/ 20 September 1996

Great bull market keeps going strong

Five years of economic expansion in the US and the stock market is riding high, but the sceptics believe confidence is being confused with complacency. Tom Petruno reports

The stock market got it right. As usual. While the bond market continued to have its ups and downs in August and early September, sweating over the economy’s strength, higher oil prices and the threat of rising inflation, stocks overall traded in a narrow range that bespoke a remarkable calmness.

“Stock investors are too complacent,” bearish Wall Streeters would say, noting how quickly the market rebounded from its July sell-off.

“Not complacent — just confident,” the bulls would retort.

With last week’s rally to record highs on the Dow Jones industrials — up 66,58 points to 5 838,52 — and a convincing surge in stocks across the board, investors are asserting that there is no problem on the United States horizon big enough to derail the Great Bull Market of the 1990s.

Scoff if you want. But give the stock market the credit it deserves: for nearly six years it has moved higher with relatively few interruptions, correctly anticipating that the US economy would continue to expand, that inflation would remain relatively benign and that pesky problems like Iraqi leader Saddam Hussein would come and go without much consequence.

Sceptics will argue that we’re running out of time, that the economy is overdue for recession and thus Wall Street is overdue for a genuine bear market. But the 1980s economic expansion lasted seven years. The 1960s expansion lasted nearly nine years.

We’re five years into this one. You do the maths: it may be late in the game, but there is plenty of precedent for many extra innings.

What about the stock market’s July slump? Of course it looked scary at the time. The Dow dropped slightly more than 10%. Small-stock indexes like the Nasdaq composite slumped more than 20%. Stock mutual fund redemptions jumped.

But that market “correction” was only remarkable because we haven’t seen many of them in the 1990s, when, in fact, historically such temporary setbacks have been typical in the context of ongoing bull markets.

In other words, corrections don’t have to turn into something worse. And July’s did not.

“When you have a six-year-old bull market, it takes a lot more than two or three months of a sell-off to turn people negative,”says Rao Chalasani, investment strategist at Everen Securities in Chicago.

That raises a key point: It’s not just that buyers have returned to the stock market. It’s that not too many investors, institutional or individual, badly wanted to part with their stocks, despite the hefty capital gains accumulated over the last six years. If they had, prices would have dropped a lot more than they did, and wouldn’t have recovered as rapidly.

The bulls’ line — “What else are people going to do with their money?” — may be getting tiresome by now, but it still rings true.The average stock mutual fund is up more than 11% this year.

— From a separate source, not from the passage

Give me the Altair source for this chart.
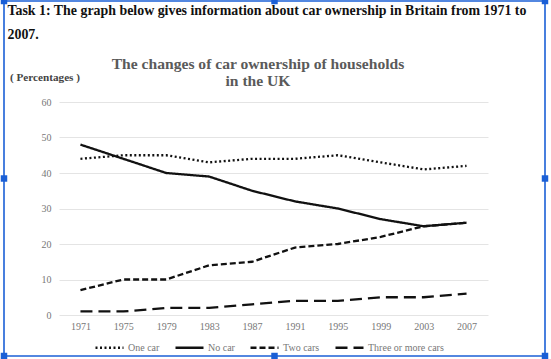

Five-year Treasury notes pay 6,5%. The average money market fund yields just 4,8%. Again, do the maths.

Now, take away the threat of a significant interest rate increase by the Federal Reserve Board, and keep the realistic hope that the economy may slow but will still grow fast enough to keep corporate earnings rising, and there is even less reason for people to give up their stocks.

Perhaps nowhere is that mentality stronger than among owners of many blue-chip multinational stocks.

The appeal of the blue chips is manifold: by virtue of their size, they tend to have great control over their markets and thus their destiny; they operate worldwide, which means they have many earnings-generating possibilities; and their financial power is such that they often have the wherewithal to take whatever steps necessary to keep earnings growth on track long-term.

As Brian Rogers, manager of a blue-chip stock fund in Baltimore notes: “Big companies are big for a reason; it’s not a matter of luck.”

But the stocks aren’t the businesses. Share prices can far overstate, or understate, a company’s potential. When does the prudent investor decide that the smart decision is, in fact, to sell rather than buy the blue chips?

Rogers says he’s making that decision all the time, because the market has been giving him the opportunity to constantly “recycle”, as he terms it.

Still, the fact is that many fund managers are today holding on to blue-chip stocks at price levels they might have thought expensive two years ago. Some bearish investors see a re-run of another era when the conventional wisdom was that selling these stocks was a mistake: in 1972, when the blue chips of the day rocketed to P-E ratios of 50, 60 or more as buyers begged to be let in while sellers balked.

Unfortunately, that era ended with the 1973 to 1974 bear market, the worst market crash since the 1930s.